Que pouvait donc proposer
Suicidal Tendencies après un Lights...Camera...Revolutions d'anthologie ? Le groupe avait toujours l'habitude de franchir un cap album après album avec un talent qui frisait l'insolence.
L'année 1991 avait vu naître
Infectious Grooves, projet fusion qui, dixit Mike Muir, permettait à son groupe d'évacuer les éléments funk de sa musique, histoire de "recentrer" les choses.
The Art of Rebellion, enregistré en 1992 à
Los Angeles (pendant les émeutes qui ont suivi l'affaire Rodney
King), sort donc la même année et se montre assez surprenant à bien des égards. Il est à noter que c'est le premier opus sans le batteur RJ Herrera, remplacé ici par Josh Freese, talentueux requin de studio.
Dès le titre d'ouverture, "Can't Stop", on remarque que la production est plus moderne, assez massive mais également limpide, mettant bien en valeur chaque instrument.
Musicalement, ce titre montre un nouveau mode d'expression chez
Suicidal. Le rythme se veut moins soutenu que par le passé, la rage du groupe est ici plus contenue, moins explosive.
L'approche est beaucoup plus mélodique que sur les opus précédents, impression renforcée par le chant de Mike Muir qui livre peut-être sur cet album sa meilleure prestation vocale.
Mais le plus étonnant est l'apport d'influences musicales très diverses et inhabituelles dans le propos de S.T.

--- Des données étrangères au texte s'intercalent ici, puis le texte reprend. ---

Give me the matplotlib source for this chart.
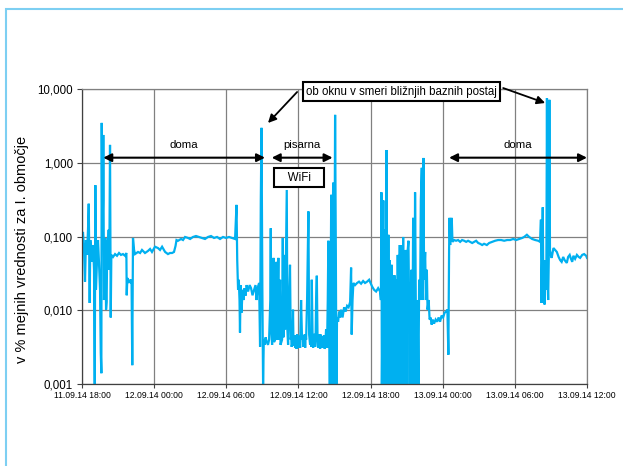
import datetime
import numpy as np
import pandas as pd
import matplotlib
matplotlib.use('Agg')
import matplotlib.pyplot as plt
import matplotlib.dates as mdates
from matplotlib.ticker import FixedLocator, FuncFormatter, NullLocator

plt.rcParams['font.family'] = ['Liberation Sans', 'DejaVu Sans']

# # Measurement data: hours since 11.09.14 18:00 and value in % of limit
# evening at home, first day
evening_h = [0.00, 0.08, 0.17, 0.25, 0.33, 0.42, 0.50, 0.56, 0.61, 0.64, 0.69, 0.75, 0.83, 0.92,
             1.00, 1.06, 1.11, 1.16, 1.25, 1.33, 1.41, 1.50, 1.56, 1.61, 1.64, 1.69, 1.75, 1.77,
             1.83, 1.89, 1.94, 2.00, 2.05, 2.10, 2.16, 2.22, 2.27, 2.33, 2.39, 2.44, 2.58, 2.75,
             2.91, 3.08, 3.24, 3.41, 3.58, 3.69, 3.72, 3.77, 3.87, 3.95, 4.03, 4.12, 4.18, 4.24]
evening_v = [0.077, 0.116, 0.066, 0.0245, 0.090, 0.0565, 0.124, 0.28, 0.048, 0.0126, 0.090, 0.066, 0.0455, 0.077,
             0.0355, 0.001, 0.50, 0.019, 0.048, 0.090, 0.0455, 0.019, 0.00265, 0.0014, 3.5, 0.066, 0.31, 2.4,
             0.0138, 0.048, 0.096, 0.0102, 0.013, 0.090, 0.066, 0.124, 0.0355, 1.76, 0.0080, 0.0565, 0.053, 0.058,
             0.055, 0.060, 0.0565, 0.058, 0.055, 0.060, 0.016, 0.0275, 0.0235, 0.026, 0.0245, 0.026, 0.0018, 0.096]

# night at home
night_h = [4.33, 4.41, 4.66, 4.83, 4.99, 5.24, 5.49, 5.66, 5.82, 6.07, 6.32, 6.49, 6.66, 6.91,
           7.15, 7.32, 7.49, 7.65, 7.78, 7.86, 7.99, 8.24, 8.40, 8.57, 8.82, 8.99, 9.23, 9.48,
           9.73, 9.98, 10.23, 10.48, 10.73, 10.98, 11.23, 11.48, 11.73, 11.98, 12.23, 12.48, 12.73]
night_v = [0.066, 0.058, 0.062, 0.060, 0.066, 0.060, 0.064, 0.068, 0.062, 0.073, 0.070, 0.066, 0.073, 0.062,
           0.058, 0.060, 0.060, 0.062, 0.075, 0.090, 0.088, 0.093, 0.090, 0.099, 0.096, 0.093, 0.099, 0.102,
           0.099, 0.096, 0.093, 0.099, 0.102, 0.096, 0.099, 0.093, 0.099, 0.096, 0.099, 0.096, 0.093]

# morning
morning_h = [12.85, 12.91, 12.98, 13.04, 13.10, 13.14, 13.19, 13.27, 13.35, 13.44, 13.52, 13.60,
             13.69, 13.81, 13.94, 14.06, 14.18, 14.31, 14.43, 14.52, 14.60, 14.73, 14.81]
morning_v = [0.27, 0.048, 0.019, 0.026, 0.0138, 0.0050, 0.022, 0.0093, 0.019, 0.0138, 0.020, 0.0158,
             0.022, 0.018, 0.022, 0.020, 0.016, 0.019, 0.022, 0.0138, 0.020, 0.0235, 0.0032]

# office
office_h = [14.87, 14.93, 15.00, 15.06, 15.12, 15.18, 15.27, 15.37, 15.47, 15.56, 15.66, 15.70, 15.74,
            15.81, 15.89, 15.93, 15.97, 16.06, 16.14, 16.18, 16.22, 16.33, 16.39, 16.47, 16.51, 16.64,
            16.70, 16.75, 16.83, 16.89, 17.03, 17.08, 17.14, 17.22, 17.30, 17.36, 17.40, 17.43, 17.47,
            17.51, 17.55, 17.59, 17.64, 17.68, 17.72, 17.76, 17.80, 17.85, 17.89, 17.93, 17.97, 18.02,
            18.06, 18.10, 18.14, 18.22, 18.30, 18.35, 18.39, 18.43, 18.47, 18.52, 18.56, 18.60, 18.64,
            18.72, 18.83, 18.89, 18.97, 19.02, 19.06, 19.11, 19.18, 19.22, 19.26, 19.30, 19.35, 19.39,
            19.43, 19.47, 19.53, 19.59, 19.64, 19.68, 19.72, 19.76, 19.80, 19.84, 19.89, 19.93, 19.97,
            20.01, 20.05, 20.09, 20.14, 20.18, 20.22, 20.30, 20.38, 20.44, 20.49, 20.55, 20.61, 20.67,
            20.73, 20.78, 20.83, 20.89, 20.94, 20.99, 21.05, 21.11, 21.16, 21.21, 21.30, 21.38, 21.46,
            21.55, 21.67, 21.80, 21.92, 22.05, 22.17, 22.30, 22.38, 22.43, 22.50]
office_v = [0.31, 3.0, 0.019, 0.001, 0.0040, 0.0034, 0.0043, 0.0037, 0.0034, 0.0040, 0.0138, 0.13, 0.0055,
            0.0034, 0.0138, 0.0515, 0.0037, 0.0040, 0.0138, 0.0455, 0.0040, 0.0515, 0.0040, 0.026, 0.0034, 0.0040,
            0.096, 0.0043, 0.0565, 0.0055, 0.43, 0.0055, 0.0034, 0.0138, 0.0415, 0.0040, 0.0045, 0.0032, 0.0034,
            0.0048, 0.0102, 0.0033, 0.0040, 0.0046, 0.0031, 0.0044, 0.0034, 0.0030, 0.0047, 0.0033, 0.0043, 0.0045,
            0.0031, 0.0042, 0.0031, 0.0138, 0.0040, 0.0046, 0.0032, 0.0044, 0.0034, 0.0047, 0.0031, 0.0045, 0.0040,
            0.0138, 0.22, 0.0047, 0.0034, 0.0046, 0.0032, 0.026, 0.0040, 0.0031, 0.0045, 0.0034, 0.0048, 0.0032,
            0.0044, 0.0138, 0.0295, 0.0040, 0.0031, 0.0046, 0.0034, 0.0047, 0.0030, 0.0047, 0.0033, 0.0045, 0.0031,
            0.0044, 0.0032, 0.0040, 0.0046, 0.0030, 0.0032, 0.0055, 0.0031, 0.0138, 0.088, 0.0055, 0.001, 0.0138,
            0.37, 0.001, 0.066, 0.54, 0.001, 0.0138, 4.5, 0.066, 0.001, 0.0080, 0.0070, 0.0096, 0.0080,
            0.0102, 0.0080, 0.011, 0.0096, 0.0115, 0.011, 0.013, 0.038, 0.0047, 0.0138]

# second evening
evening2_h = [22.57, 22.71, 22.88, 23.04, 23.21, 23.38, 23.54, 23.71, 23.88, 24.00, 24.13, 24.29, 24.46,
              24.63, 24.79, 24.86, 24.90, 24.94, 25.00, 25.06, 25.11, 25.17, 25.22, 25.27, 25.33, 25.38,
              25.43, 25.48, 25.54, 25.59, 25.64, 25.69, 25.75, 25.81, 25.87, 25.92, 25.98, 26.04, 26.10,
              26.15, 26.21, 26.26, 26.31, 26.37, 26.43, 26.49, 26.54, 26.60, 26.65, 26.71, 26.76, 26.81,
              26.87, 26.93, 26.98, 27.04, 27.09, 27.15, 27.20, 27.25, 27.30, 27.35, 27.41, 27.47, 27.54,
              27.59, 27.64, 27.70, 27.75, 27.80, 27.87, 27.92, 27.98, 28.04, 28.12, 28.18, 28.26, 28.31,
              28.37, 28.40, 28.45, 28.54, 28.60, 28.68, 28.74, 28.83, 28.91, 28.99, 29.08, 29.16, 29.28,
              29.41, 29.53, 29.66, 29.78, 29.91, 30.03, 30.16, 30.28, 30.39, 30.47]
evening2_v = [0.0235, 0.022, 0.0235, 0.0245, 0.023, 0.025, 0.0235, 0.0245, 0.026, 0.0235, 0.021, 0.019, 0.018,
              0.020, 0.018, 0.0138, 0.40, 0.001, 0.0138, 0.31, 0.001, 0.0355, 0.124, 0.001, 1.5, 0.0138,
              0.001, 0.106, 0.001, 0.048, 0.019, 0.001, 0.0415, 0.001, 0.0138, 0.001, 0.030, 0.0055, 0.001,
              0.026, 0.001, 0.0565, 0.001, 0.0138, 0.077, 0.001, 0.0138, 0.077, 0.001, 0.099, 0.001, 0.019,
              0.001, 0.066, 0.001, 0.0138, 0.066, 0.088, 0.0138, 0.001, 0.0235, 0.001, 0.0355, 0.001, 0.18,
              0.0055, 0.001, 0.40, 0.026, 0.001, 0.0138, 0.0080, 0.001, 0.026, 0.0138, 0.31, 0.86, 0.0138,
              0.090, 1.17, 0.026, 0.062, 0.0138, 0.0355, 0.0102, 0.0138, 0.0075, 0.0080, 0.0064, 0.0075, 0.0066,
              0.0075, 0.0070, 0.0080, 0.0070, 0.0085, 0.0080, 0.0093, 0.0096, 0.0102, 0.0025]

# third day at home
day3_h = [30.53, 30.57, 30.62, 30.68, 30.75, 30.81, 30.95, 31.11, 31.28, 31.45, 31.61, 31.78, 31.95,
          32.11, 32.28, 32.45, 32.61, 32.78, 32.95, 33.11, 33.28, 33.44, 33.67, 33.86, 34.11, 34.36,
          34.61, 34.86, 35.11, 35.36, 35.61, 35.86, 36.11, 36.36, 36.61, 36.77, 37.00, 37.19, 37.44,
          37.69, 37.94, 38.10, 38.17, 38.21, 38.27, 38.32, 38.37, 38.42, 38.47, 38.52, 38.57, 38.62,
          38.67, 38.72, 38.77, 38.82, 38.87, 38.92, 38.98, 39.06, 39.21, 39.35, 39.49, 39.64, 39.77,
          39.89, 40.02, 40.14, 40.32, 40.43, 40.56, 40.64, 40.77, 40.87, 41.01, 41.16, 41.31, 41.43,
          41.60, 41.76, 41.93, 42.00]
day3_v = [0.066, 0.18, 0.077, 0.145, 0.18, 0.085, 0.090, 0.088, 0.090, 0.085, 0.090, 0.088, 0.085,
          0.088, 0.085, 0.082, 0.085, 0.088, 0.082, 0.080, 0.077, 0.080, 0.077, 0.082, 0.085, 0.088,
          0.090, 0.090, 0.088, 0.090, 0.090, 0.093, 0.090, 0.093, 0.096, 0.099, 0.106, 0.099, 0.093,
          0.090, 0.088, 0.085, 0.17, 0.0126, 0.048, 0.25, 0.019, 0.0355, 0.012, 0.048, 0.019, 0.0355,
          7.6, 0.026, 0.0138, 0.048, 7.2, 0.066, 0.0565, 0.0515, 0.070, 0.066, 0.062, 0.053, 0.048,
          0.0455, 0.053, 0.048, 0.044, 0.053, 0.0565, 0.0515, 0.0455, 0.055, 0.050, 0.0565, 0.053, 0.0515,
          0.0565, 0.058, 0.055, 0.0515]

hours = np.array(evening_h + night_h + morning_h + office_h + evening2_h + day3_h)
values = np.array(evening_v + night_v + morning_v + office_v + evening2_v + day3_v)

start = pd.Timestamp('2014-09-11 18:00')
end = pd.Timestamp('2014-09-13 12:00')
times = start + pd.to_timedelta(hours, unit='h')


def t(h):
    return mdates.date2num(start + datetime.timedelta(hours=h))


line_color = '#00b0f0'
grid_color = '#808080'

fig = plt.figure(figsize=(6.23, 4.66), dpi=100)
ax = fig.add_axes([82 / 623, 1 - 384 / 466, 505 / 623, (384 - 89.3) / 466])

# outer light-blue chart frame
fig.patches.append(plt.Rectangle((6 / 623, -0.1), 1.2, (466 - 9) / 466 + 0.1, transform=fig.transFigure,
                                 fill=False, ec='#7dcff2', lw=1.5))

ax.plot(times, values, color=line_color, lw=1.6, solid_joinstyle='miter')

ax.set_yscale('log')
ax.set_ylim(0.001, 10)
ax.set_xlim(t(0), t(42))
ax.yaxis.set_major_locator(FixedLocator([0.001, 0.01, 0.1, 1, 10]))
ax.yaxis.set_minor_locator(NullLocator())
ax.yaxis.set_major_formatter(FuncFormatter(lambda v, p: f'{v:.3f}'.replace('.', ',')))

ax.set_xticks(pd.date_range(start, end, freq='6h'))
ax.xaxis.set_major_formatter(mdates.DateFormatter('%d.%m.%y %H:%M'))
ax.xaxis.set_minor_locator(NullLocator())

ax.grid(True, color=grid_color, lw=0.9)
ax.set_axisbelow(True)
for s in ['top', 'right']:
    ax.spines[s].set_color(grid_color)
    ax.spines[s].set_linewidth(0.9)
for s in ['left', 'bottom']:
    ax.spines[s].set_color('#404040')
    ax.spines[s].set_linewidth(0.9)

ax.tick_params(axis='y', labelsize=8.3, length=3.5, width=0.8, color='#404040', pad=3)
ax.tick_params(axis='x', labelsize=6.2, length=3, width=0.8, color='#404040', pad=2)
ax.set_ylabel('v % mejnih vrednosti za I. območje', fontsize=10.5)
ax.yaxis.set_label_coords(-0.105, 0.458)

# location arrows
arrow_y = 1.18
text_y = 1.76
for x0, x1, label in [(1.77, 15.22, 'doma'), (15.78, 20.84, 'pisarna'), (30.53, 42.0, 'doma')]:
    ax.annotate('', xy=(t(x0), arrow_y), xytext=(t(x1), arrow_y),
                arrowprops=dict(arrowstyle='<|-|>', color='black', lw=1.5, mutation_scale=12,
                                shrinkA=0, shrinkB=0), annotation_clip=False)
    ax.text(t((x0 + x1) / 2), text_y, label, fontsize=8.2, ha='center', va='center')

ax.text(t(18.05), 0.63, '   WiFi   ', fontsize=8.3, ha='center', va='center',
        bbox=dict(boxstyle='square,pad=0.3', fc='white', ec='black', lw=1.5))

ax.text(t(26.58), 9.33, 'ob oknu v smeri bližnjih baznih postaj', fontsize=8.3, ha='center', va='center',
        bbox=dict(boxstyle='square,pad=0.3', fc='white', ec='black', lw=1.5), clip_on=False, zorder=5)
ax.annotate('', xy=(t(15.47), 3.49), xytext=(t(17.89), 9.19),
            arrowprops=dict(arrowstyle='-|>', color='black', lw=1.3, mutation_scale=12,
                            shrinkA=0, shrinkB=0), annotation_clip=False)
ax.annotate('', xy=(t(38.52), 6.52), xytext=(t(35.03), 10.4),
            arrowprops=dict(arrowstyle='-|>', color='black', lw=1.3, mutation_scale=12,
                            shrinkA=0, shrinkB=0), annotation_clip=False)

fig.savefig('out.png', dpi=100)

Si certains titres, dans la forme, demeurent plutôt classiques (We call this Mutha
Revenge, Gotta
Kill Captain Stupid), d'autres s'avéreront plus déroutants pour les fans hardcore malgré une qualité certaine.
C'est ainsi que l'on a droit à des chansons ayant des influences pop/rock (Accept my
Sacrifice, Tap into the
Power, It's Going
Down), d'autres assez entraînants (Where's the Truth, le groovy Which Way to Free ?) et deux ballades : Nobody Hears et
Asleep at the Wheel.
Si la première, assez classique, pourrait être comparée à
How Will I Laugh Tomorrow dans la forme, la seconde présente des teintes très 70's, limite psychédéliques, pour un résultat tout simplement magnifique (et quel solo de basse !).

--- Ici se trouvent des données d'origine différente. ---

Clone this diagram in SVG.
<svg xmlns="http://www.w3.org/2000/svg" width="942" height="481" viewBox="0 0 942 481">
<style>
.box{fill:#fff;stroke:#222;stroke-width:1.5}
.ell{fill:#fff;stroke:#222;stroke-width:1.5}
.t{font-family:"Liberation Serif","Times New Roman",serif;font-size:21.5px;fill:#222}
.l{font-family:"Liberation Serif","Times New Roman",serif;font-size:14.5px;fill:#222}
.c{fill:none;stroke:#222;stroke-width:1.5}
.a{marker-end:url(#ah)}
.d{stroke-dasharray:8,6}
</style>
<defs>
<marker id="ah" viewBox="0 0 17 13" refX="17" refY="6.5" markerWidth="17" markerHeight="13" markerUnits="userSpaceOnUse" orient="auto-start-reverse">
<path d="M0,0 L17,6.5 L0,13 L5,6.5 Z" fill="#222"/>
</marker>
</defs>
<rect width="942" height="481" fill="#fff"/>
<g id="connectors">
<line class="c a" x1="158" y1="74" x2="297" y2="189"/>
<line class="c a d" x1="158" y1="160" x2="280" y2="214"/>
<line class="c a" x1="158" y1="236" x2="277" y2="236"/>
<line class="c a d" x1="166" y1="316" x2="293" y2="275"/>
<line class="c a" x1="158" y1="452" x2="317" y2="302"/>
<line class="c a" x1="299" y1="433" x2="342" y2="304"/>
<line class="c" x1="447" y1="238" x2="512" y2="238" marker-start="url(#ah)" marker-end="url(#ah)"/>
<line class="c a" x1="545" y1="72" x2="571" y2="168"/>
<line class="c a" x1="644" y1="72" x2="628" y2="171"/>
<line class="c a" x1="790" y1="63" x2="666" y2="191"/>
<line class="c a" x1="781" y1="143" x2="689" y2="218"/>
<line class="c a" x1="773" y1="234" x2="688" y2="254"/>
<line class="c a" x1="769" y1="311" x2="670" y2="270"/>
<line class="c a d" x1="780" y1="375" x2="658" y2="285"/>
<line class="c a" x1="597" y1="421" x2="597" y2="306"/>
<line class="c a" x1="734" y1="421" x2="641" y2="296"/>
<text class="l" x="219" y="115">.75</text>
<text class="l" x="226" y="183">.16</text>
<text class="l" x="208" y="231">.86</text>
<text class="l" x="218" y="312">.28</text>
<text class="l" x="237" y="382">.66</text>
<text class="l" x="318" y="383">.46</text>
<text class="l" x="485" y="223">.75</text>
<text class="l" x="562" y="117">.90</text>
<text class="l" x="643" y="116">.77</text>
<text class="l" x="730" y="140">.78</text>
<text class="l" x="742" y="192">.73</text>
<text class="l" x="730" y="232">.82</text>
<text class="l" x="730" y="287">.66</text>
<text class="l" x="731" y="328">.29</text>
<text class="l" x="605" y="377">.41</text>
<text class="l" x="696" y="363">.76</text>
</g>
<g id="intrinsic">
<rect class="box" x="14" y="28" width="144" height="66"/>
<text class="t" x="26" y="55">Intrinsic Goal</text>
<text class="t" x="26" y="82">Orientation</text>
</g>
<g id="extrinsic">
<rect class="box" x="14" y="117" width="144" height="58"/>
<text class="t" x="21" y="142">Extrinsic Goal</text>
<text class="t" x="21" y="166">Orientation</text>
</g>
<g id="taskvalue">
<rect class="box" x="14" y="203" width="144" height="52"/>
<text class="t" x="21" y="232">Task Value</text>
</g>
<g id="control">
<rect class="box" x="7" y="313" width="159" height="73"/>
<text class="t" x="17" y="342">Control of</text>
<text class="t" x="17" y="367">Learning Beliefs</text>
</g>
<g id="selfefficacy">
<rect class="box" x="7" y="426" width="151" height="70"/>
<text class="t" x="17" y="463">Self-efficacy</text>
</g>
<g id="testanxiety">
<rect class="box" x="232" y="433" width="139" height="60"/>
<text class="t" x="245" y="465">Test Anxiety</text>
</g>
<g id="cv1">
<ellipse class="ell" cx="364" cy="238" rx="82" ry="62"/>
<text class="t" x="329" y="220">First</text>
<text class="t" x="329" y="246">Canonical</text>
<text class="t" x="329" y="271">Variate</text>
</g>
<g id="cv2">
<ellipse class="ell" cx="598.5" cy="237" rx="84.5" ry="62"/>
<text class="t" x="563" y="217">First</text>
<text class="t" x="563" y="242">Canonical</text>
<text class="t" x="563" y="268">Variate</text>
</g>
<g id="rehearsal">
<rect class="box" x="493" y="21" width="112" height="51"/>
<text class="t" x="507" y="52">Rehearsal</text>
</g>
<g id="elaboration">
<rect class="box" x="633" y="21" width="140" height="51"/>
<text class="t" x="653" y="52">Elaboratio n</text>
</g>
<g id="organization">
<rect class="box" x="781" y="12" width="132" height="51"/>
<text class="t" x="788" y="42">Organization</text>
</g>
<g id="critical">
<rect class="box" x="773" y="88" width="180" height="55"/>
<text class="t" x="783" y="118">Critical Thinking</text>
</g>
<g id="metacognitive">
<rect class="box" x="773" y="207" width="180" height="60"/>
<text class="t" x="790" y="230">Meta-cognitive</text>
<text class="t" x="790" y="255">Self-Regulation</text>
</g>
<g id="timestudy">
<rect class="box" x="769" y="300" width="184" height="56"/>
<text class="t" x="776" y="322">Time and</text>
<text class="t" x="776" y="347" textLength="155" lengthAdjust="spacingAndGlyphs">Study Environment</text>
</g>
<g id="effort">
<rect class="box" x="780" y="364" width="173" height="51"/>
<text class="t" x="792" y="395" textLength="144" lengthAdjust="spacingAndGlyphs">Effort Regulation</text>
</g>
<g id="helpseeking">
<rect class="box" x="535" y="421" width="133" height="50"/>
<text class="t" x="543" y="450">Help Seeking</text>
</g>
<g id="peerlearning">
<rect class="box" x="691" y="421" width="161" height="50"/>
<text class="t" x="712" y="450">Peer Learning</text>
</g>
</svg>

De même, un titre comme "Monopoly on
Sorrow" mérite au moins une écoute : il démarre en semi-acoustique pour finir sur la fin quasiment thrash.
C'est d'ailleurs la grande qualité de
The Art of Rebellion : malgré l'apparente accessibilité de ses titres, ceux-ci sont plutôt fouillés et très travaillés; on découvre toujours quelque chose au fil des écoutes.
Pour ce qui est des musiciens, ceux-ci sont (comme d'habitude) extrêmement talentueux et techniquement irréprochables.
Les rythmiques de Mike Clark se montrent toujours efficaces; les interventions de Rocky George restent magnifiques en termes de mélodie et de virtuosité (on ne vantera d'ailleurs jamais assez les qualités de ce guitariste) et Robert Trujillo démontre sur cet album qu'il est un bassiste d'exception (en particulier sur le susnommé "
Asleep at the Wheel").
Quant à Josh Freese, s'il est moins 'frontal' que son prédécesseur, il apporte un groove certain sur la plupart des titres avec un jeu très riche dans l'utilisation des toms et du charleston.
En conclusion, disons qu'avec cet album,
Suicidal Tendencies a voulu s'affranchir des règles établies en mêlant des styles à priori incongrus avec son crossover.
Le résultat est un album très riche, inspiré et qui, 20 ans après, n'a pas pris une ride.
Certes, le propos est moins rageur que sur ses prédécesseurs (reproche principal de la part des fans hardcore) mais
The Art of Rebellion est un album d'une grande richesse, un monument d'ouverture et de musicalité.
A (re)découvrir d'urgence !!!
18/20
Merci pour la chronique Lamikawet.
L'album passe justement en boucle dans ma voiture depuis une quinzaine de jours.
Merci pour la chro. Merci également à Krashno de m'avoir remis en mémoire la version francaise de "Monopoly on Sorrow" avec l'hillarant accent franglais de Muir. Je n'arrive plus à me souvenir où j'ai entendu cette version (maxi? bonus?).
Decouvert suicidal avec cet album....je fus de suite impressionné par la richesse et la qualité musical de l'oeuvre. ST tiens là son meilleur album.
La pochette à elle seule vaut le detour...d' ailleurs le tshirt achete en 93 est tjrs porté.